# Work instructions
Exactly as written, quote every line that follows, skipping the images.

+++ Stored data +++

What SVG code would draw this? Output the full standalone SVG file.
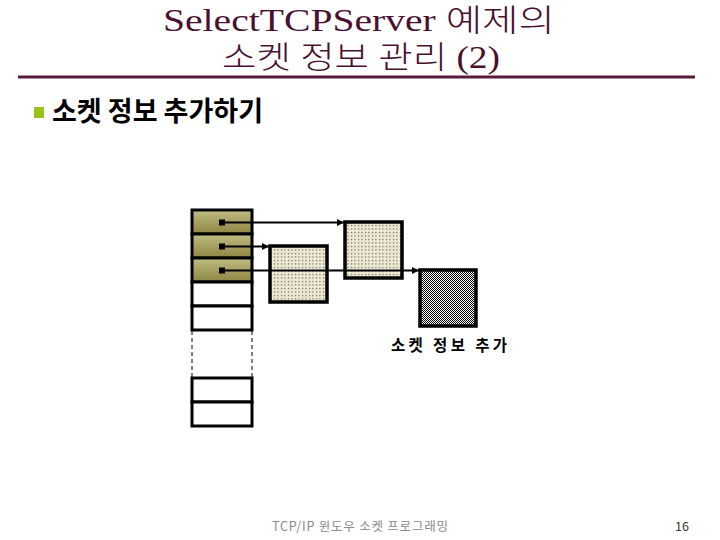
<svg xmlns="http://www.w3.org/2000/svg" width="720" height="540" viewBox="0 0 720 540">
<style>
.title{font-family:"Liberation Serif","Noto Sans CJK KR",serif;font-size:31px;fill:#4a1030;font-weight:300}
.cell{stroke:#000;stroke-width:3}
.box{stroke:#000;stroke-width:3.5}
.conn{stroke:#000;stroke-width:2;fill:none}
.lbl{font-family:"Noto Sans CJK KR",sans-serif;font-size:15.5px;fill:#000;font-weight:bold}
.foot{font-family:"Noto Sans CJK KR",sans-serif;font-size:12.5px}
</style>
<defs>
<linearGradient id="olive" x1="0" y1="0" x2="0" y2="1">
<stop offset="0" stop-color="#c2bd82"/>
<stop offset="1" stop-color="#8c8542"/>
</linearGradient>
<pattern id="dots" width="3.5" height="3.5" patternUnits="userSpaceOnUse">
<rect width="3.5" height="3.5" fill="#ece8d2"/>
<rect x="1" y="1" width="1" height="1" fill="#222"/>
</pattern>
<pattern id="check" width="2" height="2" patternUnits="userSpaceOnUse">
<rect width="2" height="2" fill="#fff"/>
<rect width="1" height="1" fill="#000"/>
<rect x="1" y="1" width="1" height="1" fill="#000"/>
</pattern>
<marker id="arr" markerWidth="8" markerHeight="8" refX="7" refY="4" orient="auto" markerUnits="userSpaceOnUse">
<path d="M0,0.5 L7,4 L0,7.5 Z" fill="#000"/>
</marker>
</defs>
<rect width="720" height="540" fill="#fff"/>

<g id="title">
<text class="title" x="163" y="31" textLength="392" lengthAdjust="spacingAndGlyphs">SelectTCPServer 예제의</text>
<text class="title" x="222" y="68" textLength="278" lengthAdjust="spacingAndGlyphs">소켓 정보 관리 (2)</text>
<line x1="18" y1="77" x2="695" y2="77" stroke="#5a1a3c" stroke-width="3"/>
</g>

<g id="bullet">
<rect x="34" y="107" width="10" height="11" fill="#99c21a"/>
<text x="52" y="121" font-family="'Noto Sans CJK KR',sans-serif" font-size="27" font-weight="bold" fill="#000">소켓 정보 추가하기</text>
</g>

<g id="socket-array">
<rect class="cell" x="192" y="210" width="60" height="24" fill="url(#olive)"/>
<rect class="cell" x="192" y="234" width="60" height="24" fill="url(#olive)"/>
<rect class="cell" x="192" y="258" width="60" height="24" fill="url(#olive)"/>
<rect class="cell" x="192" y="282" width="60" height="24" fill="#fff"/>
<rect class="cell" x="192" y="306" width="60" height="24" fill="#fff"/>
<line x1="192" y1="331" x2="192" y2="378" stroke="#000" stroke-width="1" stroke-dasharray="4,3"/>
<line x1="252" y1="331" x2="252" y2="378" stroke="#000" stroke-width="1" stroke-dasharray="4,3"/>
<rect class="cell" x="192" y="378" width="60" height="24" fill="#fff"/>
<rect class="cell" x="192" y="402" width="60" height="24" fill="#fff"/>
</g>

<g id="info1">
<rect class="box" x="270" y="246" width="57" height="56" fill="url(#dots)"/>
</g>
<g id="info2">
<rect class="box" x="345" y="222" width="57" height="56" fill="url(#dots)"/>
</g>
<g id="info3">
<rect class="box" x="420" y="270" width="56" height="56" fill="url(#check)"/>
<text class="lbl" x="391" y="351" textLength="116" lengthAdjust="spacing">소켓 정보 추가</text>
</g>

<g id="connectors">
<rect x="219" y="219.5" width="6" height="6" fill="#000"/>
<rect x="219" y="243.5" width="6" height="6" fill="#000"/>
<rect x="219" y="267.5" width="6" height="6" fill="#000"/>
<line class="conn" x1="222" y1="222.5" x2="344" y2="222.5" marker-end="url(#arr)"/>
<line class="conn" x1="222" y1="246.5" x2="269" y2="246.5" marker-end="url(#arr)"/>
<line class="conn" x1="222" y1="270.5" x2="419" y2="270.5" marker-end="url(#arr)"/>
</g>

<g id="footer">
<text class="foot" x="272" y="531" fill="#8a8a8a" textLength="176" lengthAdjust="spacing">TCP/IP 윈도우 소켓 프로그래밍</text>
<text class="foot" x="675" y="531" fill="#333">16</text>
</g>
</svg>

+++

# In response
What SVG code would draw this? Output the full standalone SVG file.
<svg xmlns="http://www.w3.org/2000/svg" width="720" height="540" viewBox="0 0 720 540">
<style>
.title{font-family:"Liberation Serif","Noto Sans CJK KR",serif;font-size:31px;fill:#4a1030;font-weight:300}
.cell{stroke:#000;stroke-width:3}
.box{stroke:#000;stroke-width:3.5}
.conn{stroke:#000;stroke-width:2;fill:none}
.lbl{font-family:"Noto Sans CJK KR",sans-serif;font-size:15.5px;fill:#000;font-weight:bold}
.foot{font-family:"Noto Sans CJK KR",sans-serif;font-size:12.5px}
</style>
<defs>
<linearGradient id="olive" x1="0" y1="0" x2="0" y2="1">
<stop offset="0" stop-color="#c2bd82"/>
<stop offset="1" stop-color="#8c8542"/>
</linearGradient>
<pattern id="dots" width="3.5" height="3.5" patternUnits="userSpaceOnUse">
<rect width="3.5" height="3.5" fill="#ece8d2"/>
<rect x="1" y="1" width="1" height="1" fill="#222"/>
</pattern>
<pattern id="check" width="2" height="2" patternUnits="userSpaceOnUse">
<rect width="2" height="2" fill="#fff"/>
<rect width="1" height="1" fill="#000"/>
<rect x="1" y="1" width="1" height="1" fill="#000"/>
</pattern>
<marker id="arr" markerWidth="8" markerHeight="8" refX="7" refY="4" orient="auto" markerUnits="userSpaceOnUse">
<path d="M0,0.5 L7,4 L0,7.5 Z" fill="#000"/>
</marker>
</defs>
<rect width="720" height="540" fill="#fff"/>

<g id="title">
<text class="title" x="163" y="31" textLength="392" lengthAdjust="spacingAndGlyphs">SelectTCPServer 예제의</text>
<text class="title" x="222" y="68" textLength="278" lengthAdjust="spacingAndGlyphs">소켓 정보 관리 (2)</text>
<line x1="18" y1="77" x2="695" y2="77" stroke="#5a1a3c" stroke-width="3"/>
</g>

<g id="bullet">
<rect x="34" y="107" width="10" height="11" fill="#99c21a"/>
<text x="52" y="121" font-family="'Noto Sans CJK KR',sans-serif" font-size="27" font-weight="bold" fill="#000">소켓 정보 추가하기</text>
</g>

<g id="socket-array">
<rect class="cell" x="192" y="210" width="60" height="24" fill="url(#olive)"/>
<rect class="cell" x="192" y="234" width="60" height="24" fill="url(#olive)"/>
<rect class="cell" x="192" y="258" width="60" height="24" fill="url(#olive)"/>
<rect class="cell" x="192" y="282" width="60" height="24" fill="#fff"/>
<rect class="cell" x="192" y="306" width="60" height="24" fill="#fff"/>
<line x1="192" y1="331" x2="192" y2="378" stroke="#000" stroke-width="1" stroke-dasharray="4,3"/>
<line x1="252" y1="331" x2="252" y2="378" stroke="#000" stroke-width="1" stroke-dasharray="4,3"/>
<rect class="cell" x="192" y="378" width="60" height="24" fill="#fff"/>
<rect class="cell" x="192" y="402" width="60" height="24" fill="#fff"/>
</g>

<g id="info1">
<rect class="box" x="270" y="246" width="57" height="56" fill="url(#dots)"/>
</g>
<g id="info2">
<rect class="box" x="345" y="222" width="57" height="56" fill="url(#dots)"/>
</g>
<g id="info3">
<rect class="box" x="420" y="270" width="56" height="56" fill="url(#check)"/>
<text class="lbl" x="391" y="351" textLength="116" lengthAdjust="spacing">소켓 정보 추가</text>
</g>

<g id="connectors">
<rect x="219" y="219.5" width="6" height="6" fill="#000"/>
<rect x="219" y="243.5" width="6" height="6" fill="#000"/>
<rect x="219" y="267.5" width="6" height="6" fill="#000"/>
<line class="conn" x1="222" y1="222.5" x2="344" y2="222.5" marker-end="url(#arr)"/>
<line class="conn" x1="222" y1="246.5" x2="269" y2="246.5" marker-end="url(#arr)"/>
<line class="conn" x1="222" y1="270.5" x2="419" y2="270.5" marker-end="url(#arr)"/>
</g>

<g id="footer">
<text class="foot" x="272" y="531" fill="#8a8a8a" textLength="176" lengthAdjust="spacing">TCP/IP 윈도우 소켓 프로그래밍</text>
<text class="foot" x="675" y="531" fill="#333">16</text>
</g>
</svg>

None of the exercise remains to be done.